Woolf Works
QPAC’s 2017 International Series sees the return of London’s famed Royal Ballet performing two of their signature modern ballets for the first time outside of the Royal Opera House.
The first in the series is Wayne McGregor’s triptych Woolf Works inspired by three of Virginia Woolf’s landmark novels; Mrs Dalloway, Orlando and The Waves. Although they are story ballets in part, they are not linear. McGregor’s choice to bring the language of dance to her writings in contemporary classical form works perfectly for Woolf’s stream-of-conscious narrative, especially I Now, I Then the first of the three ballets which is based on her 1925 novel Mrs Dalloway.
The work opens with a rare and only known recording of Woolf’s voice reading from her essay On Craftsmanship in 1937 as a plethora of handwritten words hurtle across a scrim. Alessandra Ferri, who originally created the role in 2015, exquisitely dances the protagonist bringing emotional dimension to the part as her memory of past and present entwine. Beatriz Stix-Brunell as the young Dalloway mirrors her elder with charming and limpid grace whilst Francesca Hayward as her fleeting amour Sally is simply wonderful. Their brief, and life-changing, kiss is expertly and memorably choreographed by McGregor. It’s a highlight. As is Edward Watson’s vividly raw portrayal of the shell-shocked soldier Septimus Warren Smith and the loss of his dead soldier friend Evans (Tristan Dyer).
Max Richter’s moody but expressive score illuminates the sequences brilliantly.

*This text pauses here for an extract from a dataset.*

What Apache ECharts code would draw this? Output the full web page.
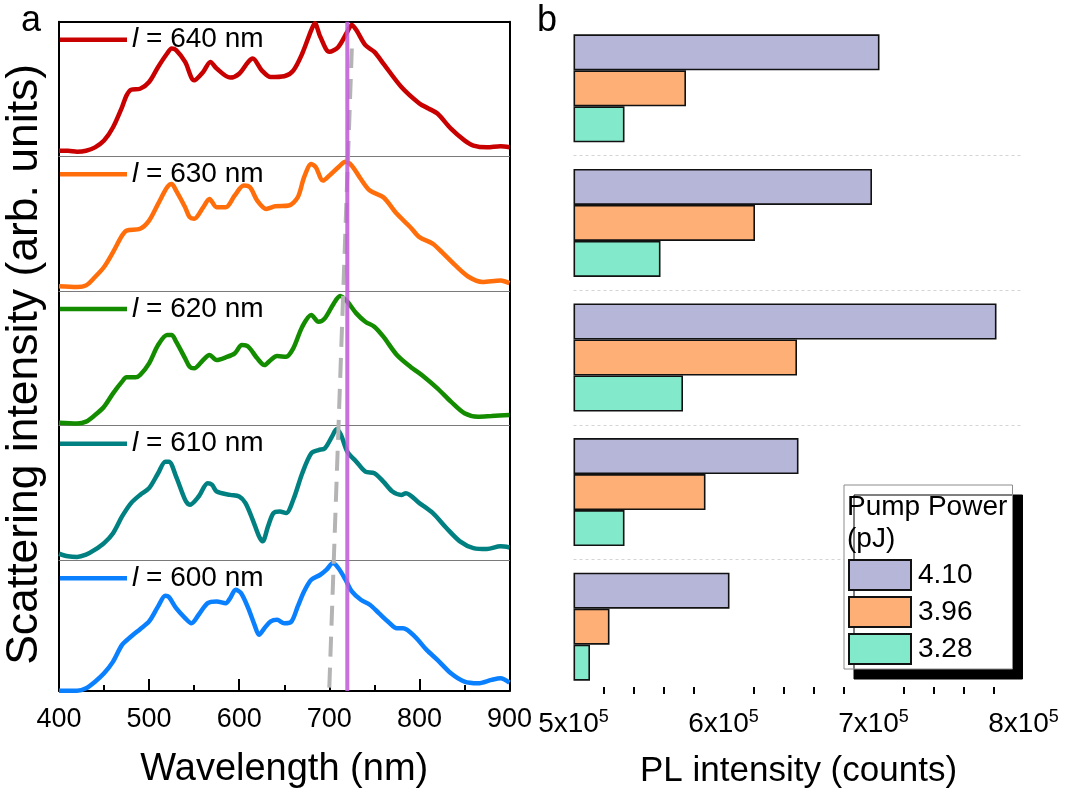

Part 2, Becomings, is more problematical, being based on Woolf’s feminist classic Orlando, a time-travel biography about a poet which spans periods from the Elizabethan era to the 20th century and in its course changes the gender of the character to female. The staging is striking, abundant with laser beams and dry-ice effects, with a thumping electronic score that felt like it might break out into rock at any time, and unflattering costumes that vaguely evoked the periods with a ruffle here and a part-tutu there. Woolf’s satiric intent was lost in a piece that clearly took form over content. Its only saving grace was a breathtaking pas de deux for Natalie Osipova and Watson.
The last of the works was Tuesday, a short balletbased on Woolf’s The Waves (1931). It opened with Woolf’s suicide note to her husband before she drowned herself in the river Ouse, read by Gillian Anderson against a slow-motion vision of waves breaking near shore. Images of childhood, games with ropes, voices from the past, co-mingled with sounds of the sea, as wave after wave of dancers played out the passing of time and of life. Finally Ferri (as Woolf) is laid to rest by Federico Bonelli as the dancers receded into blackness. It was effective and emotional.
Lucy Carter’s lighting was a big part of the success of the evening as was the Queensland Symphony Orchestra under the baton of Koen Kessels.
Woolf Works is not a perfect ballet by any means, but it does treat its subject with eloquence and beauty and the company deliver McGregor’s vision with incisive professionalism. It was an auspicious start to the 2017 International Series.